When Coca-Cola’s new Diet Coke flavors hit store shelves in mid-January, serious soda aficionados may notice a new ingredient on the product’s label—acesulfame potassium, or Ace-K.

The artificial sweetener will be included in Coca-Cola’s new Diet Coke in ginger lime, feisty cherry, twisted mango, and zesty blood orange varieties. The company’s relaunched regular Diet Coke, which will now be sold in a taller and skinnier can, will continue to be made with aspartame as the sole sweetener.

Ace-K, like aspartame, is what’s known as a high-intensity sweetener: It’s 200 times sweeter than sugar, meaning a very small amount is needed to reach the same level of sweetness as sucrose. The sweetener was discovered in the 1960s and is often paired with aspartame, especially in diet sodas.

The U.S. Food and Drug Administration approved the use of Ace-K in 1988 and says that more than 90 studies “support its safety.” Some critics, however, feel that not enough research has been conducted on the sweetener. “It’s a sleeper that no one pays attention to,” Michael Jacobson, president of the Center for Science in the Public Interest, told Fortune earlier this year. “I don’t think either side can say definitively it’s safe or dangerous.”
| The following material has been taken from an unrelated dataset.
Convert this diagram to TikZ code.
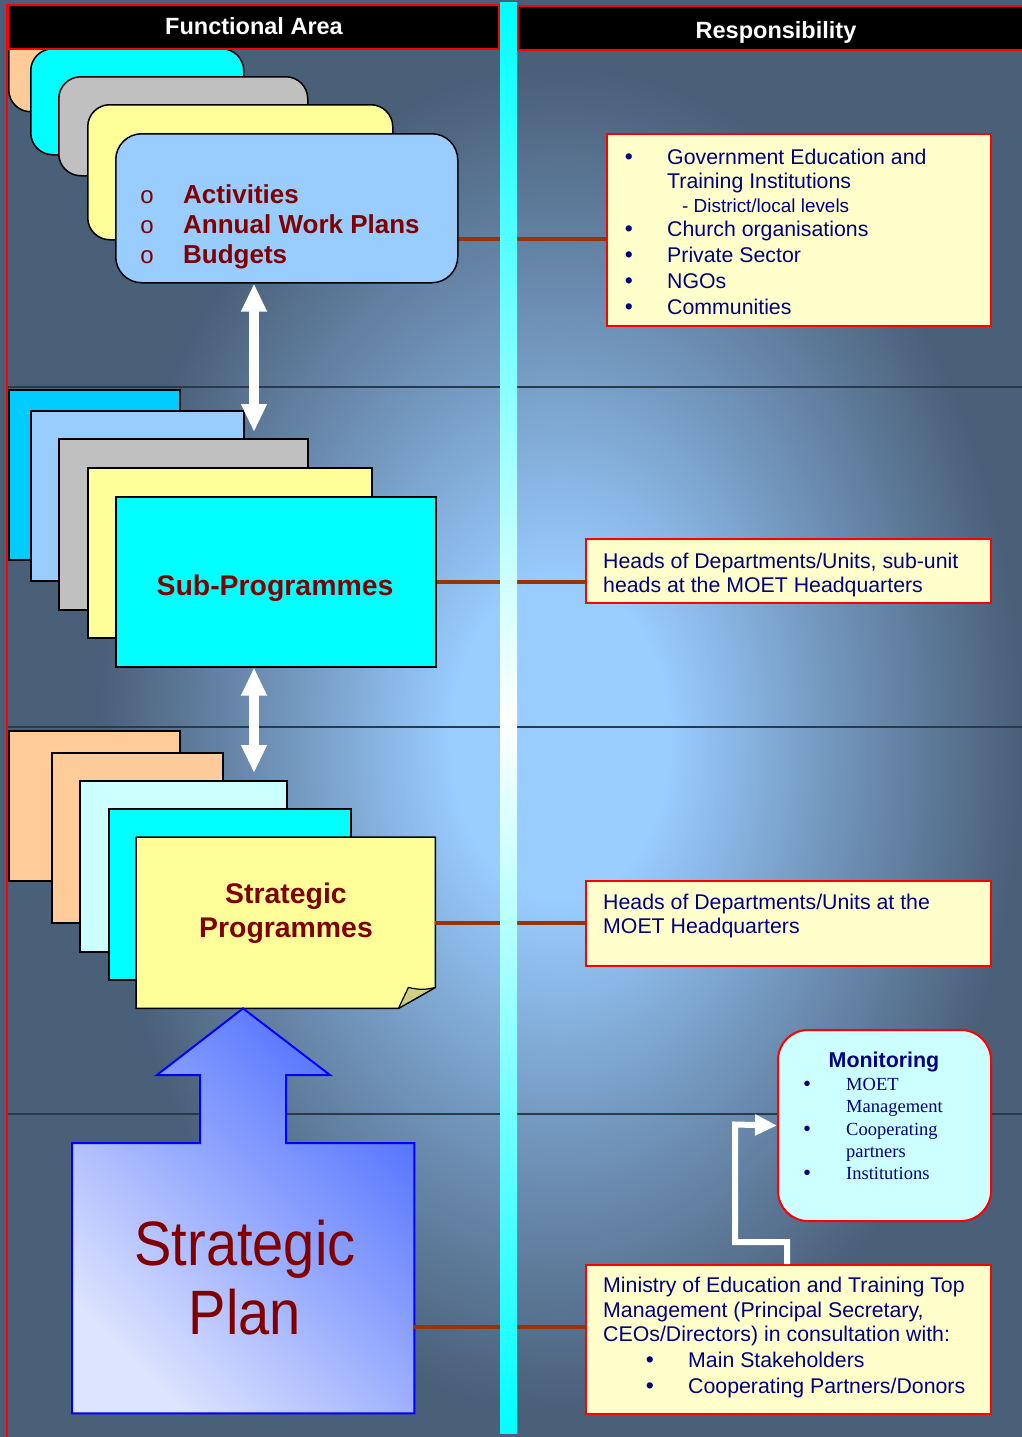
\documentclass[tikz,border=0pt]{standalone}
\usepackage{fontspec}
\usepackage{graphicx}
\setmainfont{Liberation Sans}
\newfontfamily\serifx{Liberation Serif}
\usetikzlibrary{arrows.meta,calc}
\definecolor{bgdark}{HTML}{4A5F78}
\definecolor{bglight}{HTML}{99CCFF}
\definecolor{peach}{HTML}{FFCC99}
\definecolor{cyanx}{HTML}{00FFFF}
\definecolor{greyx}{HTML}{C0C0C0}
\definecolor{yelx}{HTML}{FFFF99}
\definecolor{lblue}{HTML}{99CCFF}
\definecolor{dsky}{HTML}{00CCFF}
\definecolor{lcyan}{HTML}{CCFFFF}
\definecolor{dred}{HTML}{800000}
\definecolor{navyx}{HTML}{000080}
\definecolor{brownx}{HTML}{993300}
\definecolor{paley}{HTML}{FFFFCC}
\definecolor{foldc}{HTML}{D2CE86}
\definecolor{bandc}{HTML}{2B3A4A}
\definecolor{planA}{HTML}{DDE4FF}
\definecolor{planB}{HTML}{5070FF}
\colorlet{bgmid}{bglight!50!bgdark}
\pgfdeclareradialshading{bgrad}{\pgfpoint{0bp}{0bp}}{color(0bp)=(bglight); color(5bp)=(bglight); color(12.5bp)=(bgmid); color(21bp)=(bgdark); color(50bp)=(bgdark)}
\tikzset{
  card/.style={draw=black, line width=1.5pt, inner sep=0pt, anchor=north west},
  rcard/.style={card, rounded corners=22pt},
  respbox/.style={draw=red, line width=2pt, fill=paley, inner sep=0pt, anchor=north west},
  hdr/.style={draw=red, line width=2pt, fill=black, inner sep=0pt, anchor=north west},
  txt/.style={inner sep=0pt, anchor=base west, text=navyx, font=\fontsize{21.3}{25}\selectfont},
  bul/.style={txt, anchor=base, font=\fontsize{23}{25}\selectfont},
  stxt/.style={inner sep=0pt, anchor=base west, text=navyx, font=\serifx\fontsize{18.5}{22}\selectfont},
  sbul/.style={inner sep=0pt, anchor=base, text=navyx, font=\fontsize{20}{22}\selectfont},
  redtxt/.style={inner sep=0pt, text=dred, font=\bfseries\fontsize{26}{30}\selectfont},
  bigred/.style={inner sep=0pt, anchor=base, text=dred, font=\bfseries\fontsize{28.4}{32}\selectfont},
  obul/.style={inner sep=0pt, anchor=base, text=dred, font=\fontsize{24}{26}\selectfont},
  conn/.style={draw=brownx, line width=4pt},
  dbl/.style={white, line width=10pt, {Triangle[width=24pt,length=28pt]}-{Triangle[width=24pt,length=28pt]}},
  bandline/.style={draw=bandc, line width=1.3pt},
  hdrtxt/.style={inner sep=0pt, anchor=base, text=white, font=\bfseries\fontsize{23.5}{27}\selectfont}
}
\begin{document}
\begin{tikzpicture}[x=1pt,y=-1pt]
\useasboundingbox (0,0) rectangle (1022,1437);
% background
\begin{scope}
\clip (0,0) rectangle (1022,1437);
\fill[bgdark] (0,0) rectangle (1022,1437);
\shade[shading=bgrad] (10,-60) rectangle (1110,1540);
\end{scope}
% band lines
\draw[bandline] (8,387) -- (1022,387);
\draw[bandline] (8,727) -- (1022,727);
\draw[bandline] (8,1114) -- (1022,1114);
% left red border
\draw[red, line width=1.5pt] (7,4) -- (7,1437);

% coordinates for connector heights and arrow axis
\coordinate (y1) at (0,239);
\coordinate (y4) at (0,1327);
\coordinate (ax) at (254,0);

% stack 1 (rounded)
\node[rcard, fill=peach, minimum width=190pt, minimum height=90pt] (s1a) at (8,21) {};
\node[rcard, fill=cyanx, minimum width=213pt, minimum height=106pt] (s1b) at (30,48) {};
\node[rcard, fill=greyx, minimum width=249pt, minimum height=99pt] (s1c) at (58,76) {};
\node[rcard, fill=yelx, minimum width=305pt, minimum height=135pt] (s1d) at (87,104) {};
\node[rcard, fill=lblue, minimum width=342pt, minimum height=149pt, rounded corners=26pt] (act) at (115,133) {};
\node[obul] (o1) at (147,203) {o};
\node[obul] (o2) at (147,233) {o};
\node[obul] (o3) at (147,263) {o};
\node[redtxt, anchor=base west] (t1) at (183,203) {Activities};
\node[redtxt, anchor=base west] (t2) at (183,233) {Annual Work Plans};
\node[redtxt, anchor=base west] (t3) at (183,263) {Budgets};

% stack 2
\node[card, fill=dsky, minimum width=171pt, minimum height=170pt] (s2a) at (8,389) {};
\node[card, fill=lblue, minimum width=213pt, minimum height=170pt] (s2b) at (30,410) {};
\node[card, fill=greyx, minimum width=249pt, minimum height=171pt] (s2c) at (58,438) {};
\node[card, fill=yelx, minimum width=284pt, minimum height=170pt] (s2d) at (87,467) {};
\node[card, fill=cyanx, minimum width=320pt, minimum height=170pt] (sub) at (115,496) {};
\node[bigred] (subt) at (275,595) {Sub-Programmes};

% stack 3
\node[card, fill=peach, minimum width=171pt, minimum height=150pt] (s3a) at (8,730) {};
\node[card, fill=peach, minimum width=171pt, minimum height=170pt] (s3b) at (51,752) {};
\node[card, fill=lcyan, minimum width=207pt, minimum height=171pt] (s3c) at (79,780) {};
\node[card, fill=cyanx, minimum width=242pt, minimum height=171pt] (s3d) at (108,808) {};
\node[inner sep=0pt, minimum width=299pt, minimum height=171pt, anchor=north west] (sp) at (136,837) {};
\draw[black, line width=1.5pt, fill=yelx, line join=round] (sp.north west) -- (sp.north east) -- ($(sp.south east)+(0,-21)$) -- ($(sp.south east)+(-37,0)$) -- (sp.south west) -- cycle;
\draw[black, line width=1.2pt, fill=foldc, line join=round] ($(sp.south east)+(-37,0)$) -- ($(sp.south east)+(-27,-21)$) .. controls ($(sp.south east)+(-15,-18)$) and ($(sp.south east)+(-8,-19)$) .. ($(sp.south east)+(0,-21)$) -- cycle;
\node[bigred] (spt1) at (286,903) {Strategic};
\node[bigred] (spt2) at (286,937) {Programmes};

% double arrows
\draw[dbl] (act.south -| ax) -- ($(ax |- s2c.north)+(0,-6)$);
\draw[dbl] (sub.south -| ax) -- ($(ax |- s3c.north)+(0,-7)$);

% strategic plan block arrow
\node[inner sep=0pt, minimum width=342pt, minimum height=270pt, anchor=north west] (plan) at (72,1143) {};
\path[draw=blue, line width=2pt, left color=planB, right color=planA, shading angle=-45, line join=miter]
  (plan.north west) -- (200,1143) -- (200,1075) -- (157,1075) -- (sp.south -| 243,0) -- (330,1075) -- (286,1075) -- (286,1143) -- (plan.north east) -- (plan.south east) -- (plan.south west) -- cycle;
\node[inner sep=0pt, anchor=base, text=dred, font=\fontsize{56}{62}\selectfont] (pl1) at (245,1265) {\scalebox{1}[1.12]{Strategic}};
\node[inner sep=0pt, anchor=base, text=dred, font=\fontsize{56}{62}\selectfont] (pl2) at (245,1334) {\scalebox{1}[1.12]{Plan}};

% responsibility boxes
\node[respbox, minimum width=384pt, minimum height=192pt] (r1) at (606,133) {};
\node[respbox, minimum width=405pt, minimum height=64pt] (r2) at (585,538) {};
\node[respbox, minimum width=405pt, minimum height=85pt] (r3) at (585,880) {};
\node[respbox, minimum width=405pt, minimum height=149pt] (r4) at (585,1264) {};
\node[draw=red, line width=2pt, fill=lcyan, rounded corners=30pt, inner sep=0pt, anchor=north west, minimum width=213pt, minimum height=191pt] (mon) at (777,1029) {};

% connectors
\draw[conn] (act.east |- y1) -- (r1.west |- y1);
\draw[conn] (sub.east) -- (sub.east -| r2.west);
\draw[conn] (sp.east) -- (sp.east -| r3.west);
\draw[conn] (plan.east |- y4) -- (r4.west |- y4);

% vertical bar
\shade[top color=cyanx, bottom color=cyanx, middle color=white] (500,3) rectangle (517,1433);

% headers
\node[hdr, minimum width=491pt, minimum height=44pt] (h1) at (7,4) {};
\node[hdr, minimum width=510pt, minimum height=44pt] (h2) at (517,5) {};
\node[hdrtxt] (h1t) at (254,35) {Functional Area};
\node[hdrtxt] (h2t) at (776,38) {Responsibility};

% box 1 text
\node[bul] (b11) at (629,164) {•};
\node[txt] (r1a) at (667,164) {Government Education and};
\node[txt] (r1b) at (667,188) {Training Institutions};
\node[txt, font=\fontsize{18.9}{22}\selectfont] (r1c) at (682,212) {- District/local levels};
\node[bul] (b12) at (629,236) {•};
\node[txt] (r1d) at (667,236) {Church organisations};
\node[bul] (b13) at (629,262) {•};
\node[txt] (r1e) at (667,262) {Private Sector};
\node[bul] (b14) at (629,288) {•};
\node[txt] (r1f) at (667,288) {NGOs};
\node[bul] (b15) at (629,314) {•};
\node[txt] (r1g) at (667,314) {Communities};

% box 2 text
\node[txt] (r2a) at (603,568) {Heads of Departments/Units, sub-unit};
\node[txt] (r2b) at (603,592) {heads at the MOET Headquarters};
% box 3 text
\node[txt] (r3a) at (603,909) {Heads of Departments/Units at the};
\node[txt] (r3b) at (603,933) {MOET Headquarters};
% box 4 text
\node[txt] (r4a) at (603,1292) {Ministry of Education and Training Top};
\node[txt] (r4b) at (603,1317) {Management (Principal Secretary,};
\node[txt] (r4c) at (603,1341) {CEOs/Directors) in consultation with:};
\node[bul] (b41) at (650,1367) {•};
\node[txt] (r4d) at (688,1367) {Main Stakeholders};
\node[bul] (b42) at (650,1393) {•};
\node[txt] (r4e) at (688,1393) {Cooperating Partners/Donors};

% monitoring text
\node[inner sep=0pt, anchor=base, text=navyx, font=\bfseries\fontsize{21.4}{24}\selectfont] (mt) at (884,1067) {Monitoring};
\node[sbul] (m1) at (807,1090) {•};
\node[stxt] (ma) at (846,1090) {MOET};
\node[stxt] (mb) at (846,1112) {Management};
\node[sbul] (m2) at (807,1135) {•};
\node[stxt] (mc) at (846,1135) {Cooperating};
\node[stxt] (md) at (846,1157) {partners};
\node[sbul] (m3) at (807,1179) {•};
\node[stxt] (me) at (846,1179) {Institutions};

% elbow arrow
\coordinate (ex) at (787,0);
\draw[white, line width=6pt, line join=miter, -{Triangle[width=20pt,length=22pt]}]
  (r4.north -| ex) -- (787,1242) -- (735,1242) -- (735,1124.5) -- (mon.west);
\end{tikzpicture}
\end{document}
Coca-Cola, however, has historically only used aspartame in Diet Coke, which gives the soda a very crisp taste, says Rafael Acevedo, Coca-Cola North America’s group director for the product.

But when the company decided to try these new flavors to target millennial consumers, the R&D team found that the product tasted a little bit sourer. The addition of the Ace-K was able to mask that sour flavor. “We wanted to make sure we maintain that crispness,” Acevedo tells Fortune.

Coca-Cola already uses a blend of aspartame and Ace-K in Coke Zero Sugar, which is designed to taste more like regular Coke than Diet Coke. Acevedo, however, says that Ace-K and aspartame are blended together very differently in the two brands. “The final taste of the products are very different,” he says.

The relaunch of Diet Coke comes amid a period declining sales volumes as shoppers have increasingly eschewed artificial sweeteners—part of a bigger consumer trend away from processed fare to what they view as natural ingredients. Simultaneously, consumers are trying to cut back on their sugar intake. Research firm NPD Group has found that sugar is now the No. 1 substance they are trying to cut or eliminate from their diets.

As a result, companies have been on a quest to find the perfect natural sugar substitute. For example, Coca-Cola works with a company called Chromocell, which is working on enhancing the sweetness of sugar so formulators can use less of it to achieve the same taste.

Acevedo, however, doesn’t believe that the inclusion of Ace-K on the label will be off-putting to millennials. “They are open to the category,” he says. “We feel very comfortable this sweetener mix is going to connect with them.”